Return all lines with the word "this" in them.

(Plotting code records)

Begin

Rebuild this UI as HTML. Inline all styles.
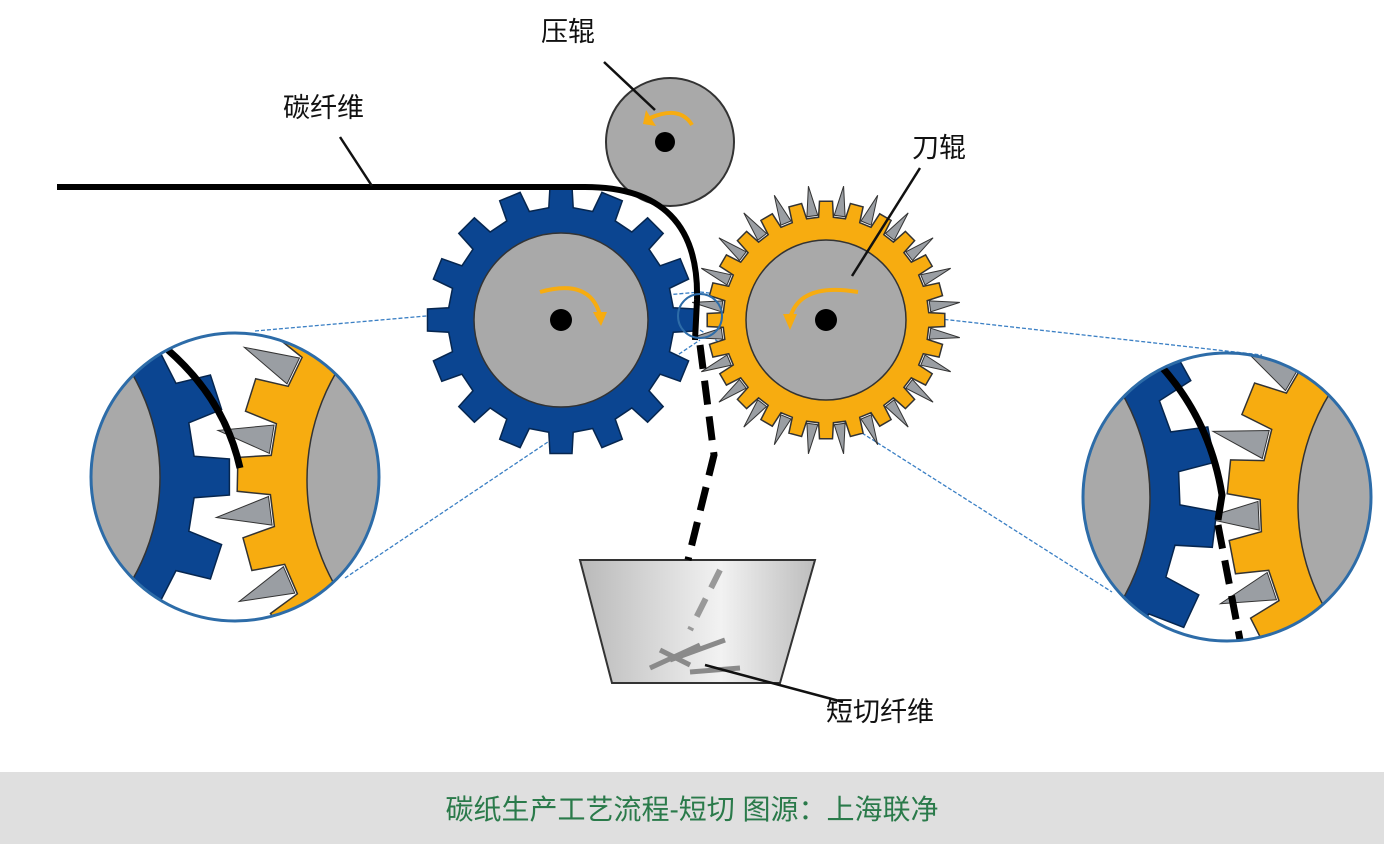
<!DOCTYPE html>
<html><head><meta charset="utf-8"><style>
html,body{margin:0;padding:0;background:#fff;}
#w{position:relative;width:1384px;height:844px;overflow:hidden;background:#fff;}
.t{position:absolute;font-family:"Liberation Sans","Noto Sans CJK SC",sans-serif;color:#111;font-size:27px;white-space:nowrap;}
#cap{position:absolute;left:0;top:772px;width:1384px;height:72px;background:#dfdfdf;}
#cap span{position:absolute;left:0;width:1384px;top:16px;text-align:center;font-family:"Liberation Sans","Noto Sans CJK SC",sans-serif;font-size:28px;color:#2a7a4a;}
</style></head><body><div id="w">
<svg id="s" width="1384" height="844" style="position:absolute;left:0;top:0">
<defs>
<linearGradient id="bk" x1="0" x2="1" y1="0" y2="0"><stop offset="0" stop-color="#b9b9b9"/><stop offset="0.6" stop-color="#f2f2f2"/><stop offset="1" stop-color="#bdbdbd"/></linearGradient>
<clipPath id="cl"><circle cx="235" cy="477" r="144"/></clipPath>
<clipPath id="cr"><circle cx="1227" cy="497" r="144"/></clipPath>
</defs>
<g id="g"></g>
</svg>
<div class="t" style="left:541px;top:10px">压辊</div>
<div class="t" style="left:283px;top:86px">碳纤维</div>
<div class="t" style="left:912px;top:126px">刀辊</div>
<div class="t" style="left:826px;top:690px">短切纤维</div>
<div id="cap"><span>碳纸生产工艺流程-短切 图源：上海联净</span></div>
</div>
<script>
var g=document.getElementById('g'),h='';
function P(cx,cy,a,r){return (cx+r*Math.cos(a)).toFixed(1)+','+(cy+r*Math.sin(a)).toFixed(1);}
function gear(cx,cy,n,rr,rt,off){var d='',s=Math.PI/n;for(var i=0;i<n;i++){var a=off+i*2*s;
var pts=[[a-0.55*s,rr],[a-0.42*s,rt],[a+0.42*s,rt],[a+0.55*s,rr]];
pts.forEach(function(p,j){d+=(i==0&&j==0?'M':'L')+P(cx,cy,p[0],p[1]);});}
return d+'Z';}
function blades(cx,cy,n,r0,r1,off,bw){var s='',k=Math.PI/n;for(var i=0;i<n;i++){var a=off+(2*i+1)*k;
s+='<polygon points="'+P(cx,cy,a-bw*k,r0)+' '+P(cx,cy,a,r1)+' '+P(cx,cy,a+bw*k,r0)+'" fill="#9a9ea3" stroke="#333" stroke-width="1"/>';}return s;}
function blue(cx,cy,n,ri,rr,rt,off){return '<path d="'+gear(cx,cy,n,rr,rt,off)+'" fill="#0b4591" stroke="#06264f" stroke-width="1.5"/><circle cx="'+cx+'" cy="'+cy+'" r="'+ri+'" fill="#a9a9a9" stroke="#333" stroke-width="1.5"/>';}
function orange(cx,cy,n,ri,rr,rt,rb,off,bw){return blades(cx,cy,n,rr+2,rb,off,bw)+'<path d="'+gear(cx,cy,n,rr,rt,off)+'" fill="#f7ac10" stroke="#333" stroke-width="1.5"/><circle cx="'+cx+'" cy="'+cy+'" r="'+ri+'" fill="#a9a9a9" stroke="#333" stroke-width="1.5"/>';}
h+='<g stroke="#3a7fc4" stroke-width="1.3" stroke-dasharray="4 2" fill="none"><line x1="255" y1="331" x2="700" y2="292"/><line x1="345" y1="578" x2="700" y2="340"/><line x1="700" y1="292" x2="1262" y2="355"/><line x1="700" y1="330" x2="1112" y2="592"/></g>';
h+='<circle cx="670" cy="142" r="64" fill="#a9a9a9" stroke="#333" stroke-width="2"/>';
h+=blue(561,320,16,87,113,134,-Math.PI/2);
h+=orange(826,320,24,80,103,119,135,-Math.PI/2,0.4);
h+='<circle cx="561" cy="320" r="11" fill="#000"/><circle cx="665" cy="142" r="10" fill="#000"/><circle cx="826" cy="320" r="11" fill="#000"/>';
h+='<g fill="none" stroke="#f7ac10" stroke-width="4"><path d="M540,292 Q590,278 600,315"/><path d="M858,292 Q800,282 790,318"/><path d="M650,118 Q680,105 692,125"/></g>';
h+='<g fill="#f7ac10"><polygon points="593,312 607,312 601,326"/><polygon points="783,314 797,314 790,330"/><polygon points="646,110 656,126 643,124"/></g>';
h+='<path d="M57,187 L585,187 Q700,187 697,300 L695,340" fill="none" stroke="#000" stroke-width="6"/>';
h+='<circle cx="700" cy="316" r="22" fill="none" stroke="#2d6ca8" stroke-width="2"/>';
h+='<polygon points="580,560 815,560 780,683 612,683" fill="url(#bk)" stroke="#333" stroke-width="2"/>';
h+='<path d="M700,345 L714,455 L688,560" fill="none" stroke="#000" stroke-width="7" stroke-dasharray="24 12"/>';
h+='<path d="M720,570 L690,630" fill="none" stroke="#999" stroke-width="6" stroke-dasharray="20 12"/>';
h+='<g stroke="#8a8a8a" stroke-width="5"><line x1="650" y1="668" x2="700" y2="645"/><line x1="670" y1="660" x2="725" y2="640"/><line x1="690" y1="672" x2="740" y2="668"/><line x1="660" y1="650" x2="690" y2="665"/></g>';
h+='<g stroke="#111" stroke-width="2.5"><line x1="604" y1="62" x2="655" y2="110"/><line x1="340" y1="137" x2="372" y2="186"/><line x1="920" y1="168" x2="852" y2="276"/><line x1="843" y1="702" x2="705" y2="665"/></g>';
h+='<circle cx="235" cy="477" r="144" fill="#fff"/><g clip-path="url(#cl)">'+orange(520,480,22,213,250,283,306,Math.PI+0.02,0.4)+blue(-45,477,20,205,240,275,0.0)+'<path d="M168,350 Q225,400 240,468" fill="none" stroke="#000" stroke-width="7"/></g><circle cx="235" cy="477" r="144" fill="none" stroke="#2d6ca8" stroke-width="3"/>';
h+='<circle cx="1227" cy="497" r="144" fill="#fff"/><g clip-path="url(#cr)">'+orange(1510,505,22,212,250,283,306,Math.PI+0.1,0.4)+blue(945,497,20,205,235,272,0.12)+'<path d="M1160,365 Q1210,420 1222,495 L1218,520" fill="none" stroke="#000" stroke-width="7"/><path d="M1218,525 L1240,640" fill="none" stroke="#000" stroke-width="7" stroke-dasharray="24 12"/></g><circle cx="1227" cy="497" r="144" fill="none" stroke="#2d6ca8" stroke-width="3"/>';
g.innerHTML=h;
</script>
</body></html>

End
Begin

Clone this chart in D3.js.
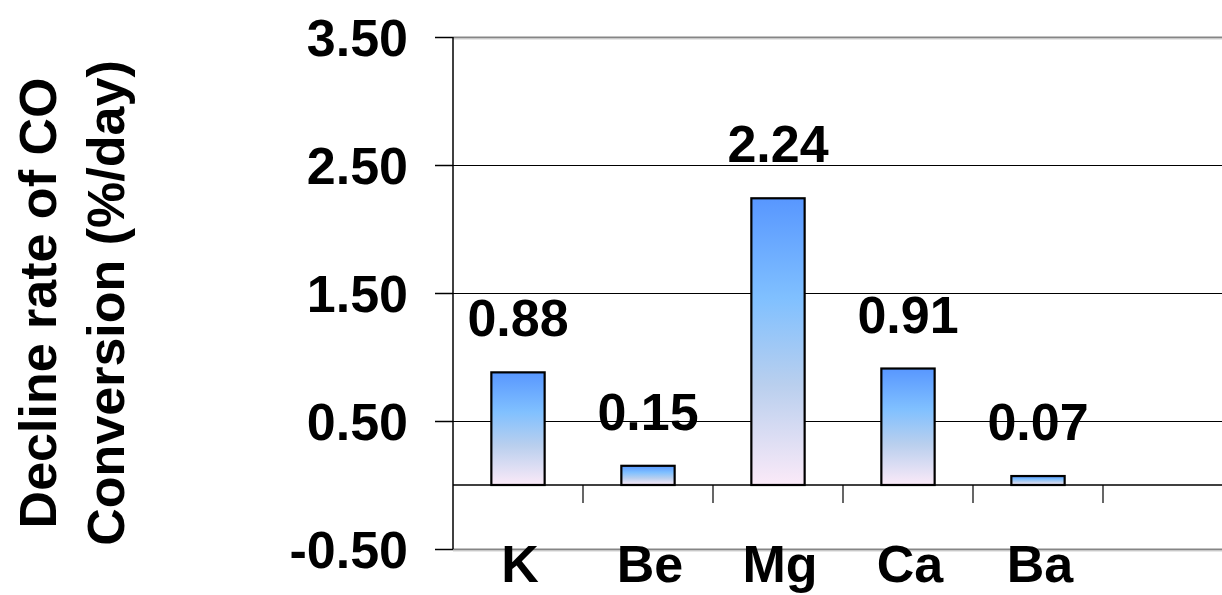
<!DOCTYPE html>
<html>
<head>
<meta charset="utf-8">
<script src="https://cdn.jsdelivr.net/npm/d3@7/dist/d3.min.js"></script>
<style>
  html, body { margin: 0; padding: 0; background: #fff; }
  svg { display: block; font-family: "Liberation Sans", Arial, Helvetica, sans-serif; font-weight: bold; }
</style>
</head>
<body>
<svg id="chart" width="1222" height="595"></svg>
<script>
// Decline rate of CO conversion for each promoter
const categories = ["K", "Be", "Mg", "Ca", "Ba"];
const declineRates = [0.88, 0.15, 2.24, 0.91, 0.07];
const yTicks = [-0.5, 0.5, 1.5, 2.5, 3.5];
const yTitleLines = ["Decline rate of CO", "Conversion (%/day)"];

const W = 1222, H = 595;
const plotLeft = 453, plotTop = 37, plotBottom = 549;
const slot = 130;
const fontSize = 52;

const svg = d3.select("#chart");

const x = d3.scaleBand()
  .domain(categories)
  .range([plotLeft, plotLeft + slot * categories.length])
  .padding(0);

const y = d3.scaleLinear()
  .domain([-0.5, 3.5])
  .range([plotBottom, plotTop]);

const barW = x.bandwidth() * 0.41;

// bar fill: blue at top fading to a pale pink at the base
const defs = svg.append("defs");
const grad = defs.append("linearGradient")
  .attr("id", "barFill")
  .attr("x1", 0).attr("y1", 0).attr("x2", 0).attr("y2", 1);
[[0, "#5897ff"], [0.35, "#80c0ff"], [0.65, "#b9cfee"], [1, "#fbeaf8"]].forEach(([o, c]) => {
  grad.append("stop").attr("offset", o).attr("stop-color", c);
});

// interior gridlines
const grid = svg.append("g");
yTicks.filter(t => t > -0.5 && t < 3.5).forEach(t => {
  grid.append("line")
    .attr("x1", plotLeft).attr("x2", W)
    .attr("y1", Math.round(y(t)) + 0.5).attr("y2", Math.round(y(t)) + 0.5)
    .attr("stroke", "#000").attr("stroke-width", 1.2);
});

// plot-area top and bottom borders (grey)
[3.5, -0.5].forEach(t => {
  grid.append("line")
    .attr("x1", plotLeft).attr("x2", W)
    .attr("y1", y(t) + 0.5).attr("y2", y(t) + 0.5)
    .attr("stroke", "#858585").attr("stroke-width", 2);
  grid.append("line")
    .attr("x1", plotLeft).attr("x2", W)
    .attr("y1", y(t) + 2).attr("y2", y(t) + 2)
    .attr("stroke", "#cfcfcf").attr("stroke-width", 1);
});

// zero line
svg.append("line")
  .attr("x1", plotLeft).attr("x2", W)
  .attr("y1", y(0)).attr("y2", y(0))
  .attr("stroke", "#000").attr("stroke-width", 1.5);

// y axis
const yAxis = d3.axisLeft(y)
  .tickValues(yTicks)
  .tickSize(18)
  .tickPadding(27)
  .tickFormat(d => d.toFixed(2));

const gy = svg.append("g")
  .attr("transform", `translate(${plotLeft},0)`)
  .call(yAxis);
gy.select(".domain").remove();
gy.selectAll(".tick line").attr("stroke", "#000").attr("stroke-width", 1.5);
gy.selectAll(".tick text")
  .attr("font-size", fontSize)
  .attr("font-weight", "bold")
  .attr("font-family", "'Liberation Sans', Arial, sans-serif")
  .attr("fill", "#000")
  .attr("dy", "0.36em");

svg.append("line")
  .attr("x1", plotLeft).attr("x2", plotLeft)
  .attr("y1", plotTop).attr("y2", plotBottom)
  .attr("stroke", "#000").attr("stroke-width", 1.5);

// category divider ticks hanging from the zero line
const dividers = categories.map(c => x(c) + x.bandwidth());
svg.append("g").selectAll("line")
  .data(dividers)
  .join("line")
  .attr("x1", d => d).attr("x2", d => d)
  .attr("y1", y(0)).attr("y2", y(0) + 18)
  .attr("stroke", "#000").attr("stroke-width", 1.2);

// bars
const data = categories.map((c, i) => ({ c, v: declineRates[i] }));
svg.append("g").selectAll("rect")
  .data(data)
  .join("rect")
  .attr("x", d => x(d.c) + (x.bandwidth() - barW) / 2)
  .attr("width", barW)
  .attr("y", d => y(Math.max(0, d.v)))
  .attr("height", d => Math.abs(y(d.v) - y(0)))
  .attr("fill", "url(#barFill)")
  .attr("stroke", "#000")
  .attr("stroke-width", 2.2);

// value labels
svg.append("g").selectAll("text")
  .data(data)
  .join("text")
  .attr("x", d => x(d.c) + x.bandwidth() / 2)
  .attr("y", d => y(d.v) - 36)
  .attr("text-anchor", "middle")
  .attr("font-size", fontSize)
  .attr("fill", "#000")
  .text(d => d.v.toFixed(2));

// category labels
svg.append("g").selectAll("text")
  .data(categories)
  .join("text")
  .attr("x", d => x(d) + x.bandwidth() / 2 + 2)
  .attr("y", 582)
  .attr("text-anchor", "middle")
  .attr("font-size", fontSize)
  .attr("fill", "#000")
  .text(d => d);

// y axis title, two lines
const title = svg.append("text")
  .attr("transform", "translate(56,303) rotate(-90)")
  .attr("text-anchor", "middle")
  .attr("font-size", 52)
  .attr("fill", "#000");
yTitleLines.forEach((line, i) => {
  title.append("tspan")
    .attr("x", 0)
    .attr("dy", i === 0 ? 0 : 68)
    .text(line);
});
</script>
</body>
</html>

End

#### PROBLEM SOLUTION
Rebuild this UI as HTML. Inline all styles.
Clone this chart in D3.js.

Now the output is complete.